12 Eylül darbesinin ardından sosyalist hareketin, emperyalist kurumlara, Kürt hareketine, CHP’ye veya devletin çeşitli kanatlarına yaslanarak siyaset yapmaya çalıştığını, bunun ise bağımsız bir politik hat oluşturmayı engellediğini dile getirdi. Solun büyük ölçüde politika sahnesinden koptuğunu ve kendi içine kapandığını belirten Helvacıoğlu, bu zaafın halen aşılamadığını işaret etti.

Öte yandan, AKP’nin 23 yıllık iktidarına rağmen mekânın sahibi olamadığını, çünkü ülkenin kurucu ilkeleriyle barışık olmayan bir anlayışla hareket ettiğini savundu. Siyasal İslam’ın bir mekân sahibi gibi değil, yağmacı ve talancı bir işgalci gibi davrandığını ifade eden Helvacıoğlu, “Bütün kamu kurumlarını yağmalayan, halkı yoksullaştıran ve ülkenin doğal zenginliklerini talan eden bir anlayış, gerçek bir sahiplik duygusuyla hareket edemez.” diye yazdı.

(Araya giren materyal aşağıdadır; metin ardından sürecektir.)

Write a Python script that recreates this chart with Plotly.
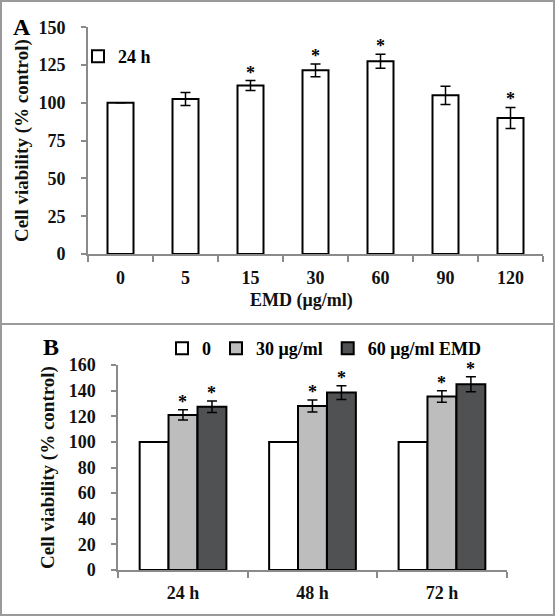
import plotly.graph_objects as go

# ---------------- Data ----------------
# Panel A: dose response at 24 h
conc_labels = ["0", "5", "15", "30", "60", "90", "120"]
viab_24h = [100, 102.5, 111.5, 121.5, 127.5, 105, 90]
err_24h = [0, 4.3, 3.3, 4.2, 4.6, 6, 7]
stars_A = ["", "", "*", "*", "*", "", "*"]

# Panel B: time course
time_labels = ["24 h", "48 h", "72 h"]
viab_ctrl = [100, 100, 100]
err_ctrl = [0, 0, 0]
viab_30 = [121, 128, 135.5]
err_30 = [4, 4.7, 4.5]
viab_60 = [127.5, 138.5, 145]
err_60 = [4.5, 5.4, 5.9]
stars_B30 = ["*", "*", "*"]
stars_B60 = ["*", "*", "*"]

# ---------------- Style ----------------
FONT = "Liberation Serif, Times New Roman, serif"
AX = "#8a8a8a"
LIGHT = "#bdbdbd"
DARK = "#505153"

W, H = 555, 616


def px_x(p):
    return p / W


def px_y(p):
    return 1 - p / H


fig = go.Figure()

err_style = dict(type="data", color="black", thickness=1.5, width=5, visible=True)

BAR_W_A = 0.4
fig.add_trace(go.Bar(
    x=conc_labels, y=viab_24h, name="24 h",
    error_y=dict(array=err_24h, **err_style),
    marker=dict(color="white", line=dict(color="black", width=2)),
    width=BAR_W_A, xaxis="x", yaxis="y", legend="legend",
))

BAR_W_B = 0.223
b_series = [
    ("0", viab_ctrl, err_ctrl, "white", -0.335, None),
    ("30 μg/ml", viab_30, err_30, LIGHT, -0.112, stars_B30),
    ("60 μg/ml EMD", viab_60, err_60, DARK, 0.112, stars_B60),
]
star_font = dict(family=FONT, size=18, color="black", weight="bold")
annotations = []
for name, vals, errs, col, off, stars in b_series:
    fig.add_trace(go.Bar(
        x=time_labels, y=vals, name=name,
        error_y=dict(array=errs, **err_style),
        marker=dict(color=col, line=dict(color="black", width=2)),
        width=BAR_W_B, offset=off, xaxis="x2", yaxis="y2", legend="legend2",
    ))
    if stars:
        for i, (v, e, s) in enumerate(zip(vals, errs, stars)):
            if s:
                annotations.append(dict(x=i + off + BAR_W_B / 2, y=v + e,
                                        xref="x2", yref="y2", text=s,
                                        showarrow=False, yanchor="bottom",
                                        yshift=-4, font=star_font))

for i, (v, e, s) in enumerate(zip(viab_24h, err_24h, stars_A)):
    if s:
        annotations.append(dict(x=i, y=v + e, xref="x", yref="y", text=s,
                                showarrow=False, yanchor="bottom", yshift=-4,
                                font=star_font))

titlefont = dict(family=FONT, size=19, color="#111111", weight="bold")

annotations += [
    dict(text="A", x=px_x(11), y=px_y(12), xref="paper", yref="paper",
         xanchor="left", yanchor="top", showarrow=False,
         font=dict(family=FONT, size=24, color="black", weight="bold")),
    dict(text="B", x=px_x(41), y=px_y(332), xref="paper", yref="paper",
         xanchor="left", yanchor="top", showarrow=False,
         font=dict(family=FONT, size=24, color="black", weight="bold")),
    # x-axis title of panel A (placed as in the original, slightly left of centre)
    dict(text="EMD (μg/ml)", x=px_x(301), y=px_y(300), xref="paper", yref="paper",
         xanchor="center", yanchor="middle", showarrow=False, borderpad=0,
         font=dict(family=FONT, size=18, color="#111111", weight="bold")),
]

tickfont = dict(family=FONT, size=18, color="#111111", weight="bold")

common_y = dict(showline=True, linecolor=AX, linewidth=2, ticks="outside",
                ticklen=5, tickwidth=2, tickcolor=AX, showgrid=False,
                zeroline=False, automargin=False, ticklabelstandoff=12,
                tickfont=tickfont)
common_x = dict(type="category", showline=True, linecolor=AX, linewidth=2,
                ticks="outside", tickson="boundaries", ticklen=6, tickwidth=2,
                tickcolor=AX, showgrid=False, zeroline=False, automargin=False,
                tickfont=tickfont, tickangle=0)

fig.update_layout(
    width=W, height=H,
    template="none",
    margin=dict(l=0, r=0, t=0, b=0),
    paper_bgcolor="white", plot_bgcolor="white",
    font=dict(family=FONT, color="black"),
    barmode="group",
    xaxis=dict(domain=[px_x(88), px_x(543)], anchor="y", ticklabelstandoff=6,
               **common_x),
    yaxis=dict(domain=[px_y(254), px_y(27.3)], anchor="x", range=[0, 150],
               tickvals=[0, 25, 50, 75, 100, 125, 150],
               title=dict(text="Cell viability (% control)", font=titlefont, standoff=5),
               **common_y),
    xaxis2=dict(domain=[px_x(118.3), px_x(506.7)], anchor="y2",
                ticklabelstandoff=5, **common_x),
    yaxis2=dict(domain=[px_y(570), px_y(365)], anchor="x2", range=[0, 160],
                tickvals=[0, 20, 40, 60, 80, 100, 120, 140, 160],
                title=dict(text="Cell viability (% control)", font=titlefont, standoff=9),
                **common_y),
    legend=dict(x=px_x(78), y=px_y(38), xanchor="left", yanchor="top",
                bgcolor="rgba(0,0,0,0)", itemwidth=30,
                font=dict(family=FONT, size=18, color="black", weight="bold")),
    legend2=dict(orientation="h", x=px_x(162), y=px_y(330), xanchor="left",
                 yanchor="top", bgcolor="rgba(0,0,0,0)", itemwidth=30,
                 font=dict(family=FONT, size=18, color="black", weight="bold")),
    annotations=annotations,
    shapes=[
        dict(type="rect", xref="paper", yref="paper", x0=px_x(1), x1=px_x(554),
             y0=px_y(615), y1=px_y(1), line=dict(color="#9a9a9a", width=2)),
        dict(type="line", xref="paper", yref="paper", x0=0, x1=1,
             y0=px_y(324), y1=px_y(324), line=dict(color="#9a9a9a", width=2)),
    ],
    showlegend=True,
)

fig.write_html("out.html", config={"displayModeBar": False},
               post_script="document.body.style.margin='0';document.body.style.overflow='hidden';")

“Bugün Mekân Sahipsiz, Yeni Sahibini Bekliyor”

Bugün gelinen noktada Türkiye’nin mekânsız ve sahipsiz bir duruma düştüğünü belirten Helvacıoğlu, muhalefetin de yeni bir sahiplik perspektifi geliştiremediğini dile getirdi. Eski mekân sahiplerinin dağılmış olduğunu, yeni bir sahiplik anlayışı geliştirmek yerine eskiye dönüş çabası içinde olduklarını belirtti.

Helvacıoğlu, Kürt hareketinin kendi mekânına odaklandığını, sosyalist solun ise örgütsüz ve dağınık bir halde bulunduğunu söyledi. Bu durumda mekânın yeni bir sahip beklediğini vurguladı.

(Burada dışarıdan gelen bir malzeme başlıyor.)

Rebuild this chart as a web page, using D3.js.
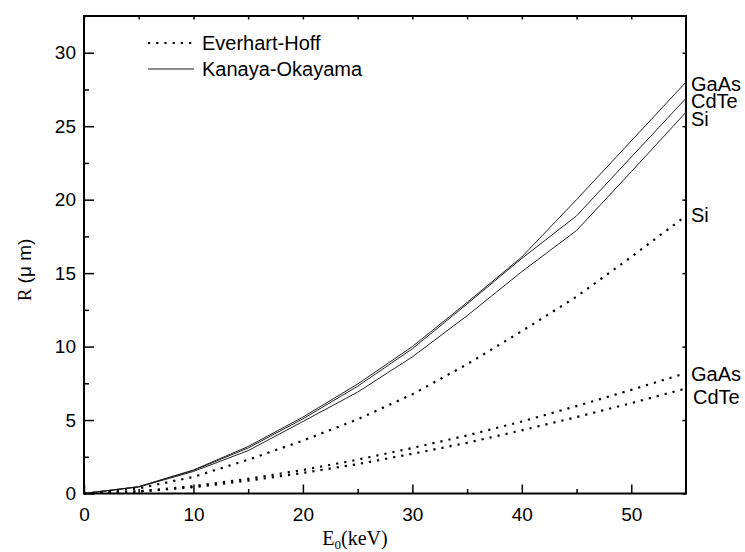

Son olarak, iktidar perspektifi ve mekân sahipliği konularının hem tarihsel hem de güncel boyutlarıyla açık yüreklilikle tartışılması gerektiğini belirten Helvacıoğlu, bu tartışmaların ortak platformlarda yürütülmesi gerektiğine dikkat çekti.

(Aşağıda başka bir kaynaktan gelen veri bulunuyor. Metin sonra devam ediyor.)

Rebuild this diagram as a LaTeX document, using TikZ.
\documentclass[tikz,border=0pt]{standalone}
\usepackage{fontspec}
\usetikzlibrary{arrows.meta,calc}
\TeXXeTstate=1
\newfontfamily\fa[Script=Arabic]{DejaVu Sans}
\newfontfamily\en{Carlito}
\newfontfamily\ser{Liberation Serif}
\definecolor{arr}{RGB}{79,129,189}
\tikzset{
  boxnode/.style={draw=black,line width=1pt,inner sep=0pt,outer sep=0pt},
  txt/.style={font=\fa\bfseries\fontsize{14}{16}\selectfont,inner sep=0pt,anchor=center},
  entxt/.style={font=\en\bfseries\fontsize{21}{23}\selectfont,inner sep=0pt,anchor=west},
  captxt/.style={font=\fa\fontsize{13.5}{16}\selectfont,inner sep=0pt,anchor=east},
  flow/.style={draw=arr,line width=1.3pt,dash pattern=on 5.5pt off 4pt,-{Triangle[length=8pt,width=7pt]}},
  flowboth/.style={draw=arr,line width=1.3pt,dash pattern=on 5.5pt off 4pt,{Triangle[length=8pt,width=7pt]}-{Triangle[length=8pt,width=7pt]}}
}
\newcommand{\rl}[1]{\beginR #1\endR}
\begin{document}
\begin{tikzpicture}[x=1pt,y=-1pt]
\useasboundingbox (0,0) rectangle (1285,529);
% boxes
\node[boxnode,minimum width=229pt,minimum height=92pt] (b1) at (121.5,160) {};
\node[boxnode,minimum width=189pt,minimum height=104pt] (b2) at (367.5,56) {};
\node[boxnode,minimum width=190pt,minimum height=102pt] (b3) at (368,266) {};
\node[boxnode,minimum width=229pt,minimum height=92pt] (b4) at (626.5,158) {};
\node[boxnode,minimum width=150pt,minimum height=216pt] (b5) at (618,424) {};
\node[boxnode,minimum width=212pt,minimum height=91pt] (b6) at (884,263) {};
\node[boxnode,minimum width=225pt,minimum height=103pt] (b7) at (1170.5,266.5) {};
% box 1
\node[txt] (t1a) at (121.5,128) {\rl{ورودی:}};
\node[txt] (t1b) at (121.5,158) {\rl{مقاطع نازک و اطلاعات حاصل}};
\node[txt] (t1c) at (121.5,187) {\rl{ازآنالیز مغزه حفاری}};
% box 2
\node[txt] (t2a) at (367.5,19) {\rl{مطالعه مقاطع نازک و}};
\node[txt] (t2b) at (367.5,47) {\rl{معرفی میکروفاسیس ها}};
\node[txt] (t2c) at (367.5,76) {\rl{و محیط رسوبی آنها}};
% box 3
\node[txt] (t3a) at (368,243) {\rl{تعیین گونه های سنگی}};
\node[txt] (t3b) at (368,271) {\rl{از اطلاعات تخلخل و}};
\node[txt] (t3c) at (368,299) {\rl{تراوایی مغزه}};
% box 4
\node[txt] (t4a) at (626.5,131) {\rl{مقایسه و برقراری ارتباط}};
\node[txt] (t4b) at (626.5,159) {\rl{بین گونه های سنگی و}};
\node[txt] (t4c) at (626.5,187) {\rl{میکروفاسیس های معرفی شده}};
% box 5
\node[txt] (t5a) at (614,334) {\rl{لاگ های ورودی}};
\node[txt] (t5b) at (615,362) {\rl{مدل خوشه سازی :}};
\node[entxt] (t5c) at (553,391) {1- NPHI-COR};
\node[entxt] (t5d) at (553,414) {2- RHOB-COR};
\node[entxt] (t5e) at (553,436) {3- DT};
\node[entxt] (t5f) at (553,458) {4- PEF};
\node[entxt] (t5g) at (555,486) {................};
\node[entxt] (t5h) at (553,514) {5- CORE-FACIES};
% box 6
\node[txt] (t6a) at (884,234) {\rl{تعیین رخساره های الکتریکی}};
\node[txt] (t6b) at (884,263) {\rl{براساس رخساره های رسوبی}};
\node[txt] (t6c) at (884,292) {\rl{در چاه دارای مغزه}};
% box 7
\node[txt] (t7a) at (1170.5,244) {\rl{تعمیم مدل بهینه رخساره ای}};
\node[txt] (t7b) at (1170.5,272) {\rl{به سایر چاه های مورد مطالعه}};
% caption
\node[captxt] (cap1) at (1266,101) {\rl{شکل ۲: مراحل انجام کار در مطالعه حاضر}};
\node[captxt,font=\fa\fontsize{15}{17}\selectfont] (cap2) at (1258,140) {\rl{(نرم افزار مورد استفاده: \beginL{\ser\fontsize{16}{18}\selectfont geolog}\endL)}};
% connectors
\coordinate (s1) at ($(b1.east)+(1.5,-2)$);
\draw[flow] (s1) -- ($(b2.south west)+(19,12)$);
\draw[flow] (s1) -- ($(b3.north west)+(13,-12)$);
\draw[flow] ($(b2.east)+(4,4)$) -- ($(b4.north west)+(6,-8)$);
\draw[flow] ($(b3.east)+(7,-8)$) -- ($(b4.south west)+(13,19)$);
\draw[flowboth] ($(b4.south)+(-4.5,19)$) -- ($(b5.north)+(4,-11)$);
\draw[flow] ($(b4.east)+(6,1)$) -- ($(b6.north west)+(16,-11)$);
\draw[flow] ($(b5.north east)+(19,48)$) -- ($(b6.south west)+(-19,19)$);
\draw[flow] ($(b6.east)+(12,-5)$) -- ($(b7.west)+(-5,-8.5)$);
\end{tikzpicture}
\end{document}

Muhalefetin sandık dışı demokratik stratejileri şimdilik gündemine almaması nasıl yorumlanmalı? Bu bir stratejik yetersizlik olarak mı okunmalı, yoksa muhalefetin bu tür adımları bir tehlike olarak gördüğünü mü düşündürmeli?

CHP’nin temel stratejisi iktidarı erken seçime zorlamak. Bu çizgiyi de yeni izlemeye başladılar, yoksa işe “normalleşme, yumuşama” ile başlamışlardı. Fakat erken seçimi gündeme getirebilmek için dahi toplumsal bir hareketlenme şart. Halk sokaklara ve meydanlara inmeden iktidar herhangi bir şeye zorlanamaz. Bence CHP yönetimi de bunun farkında. Ama bir yandan da toplumsal hareketin daha radikal yönlere gitmesinden çekiniyorlar. Denetimli bir hareketlenme gerçekleştirmeyi deneyeceklerdir.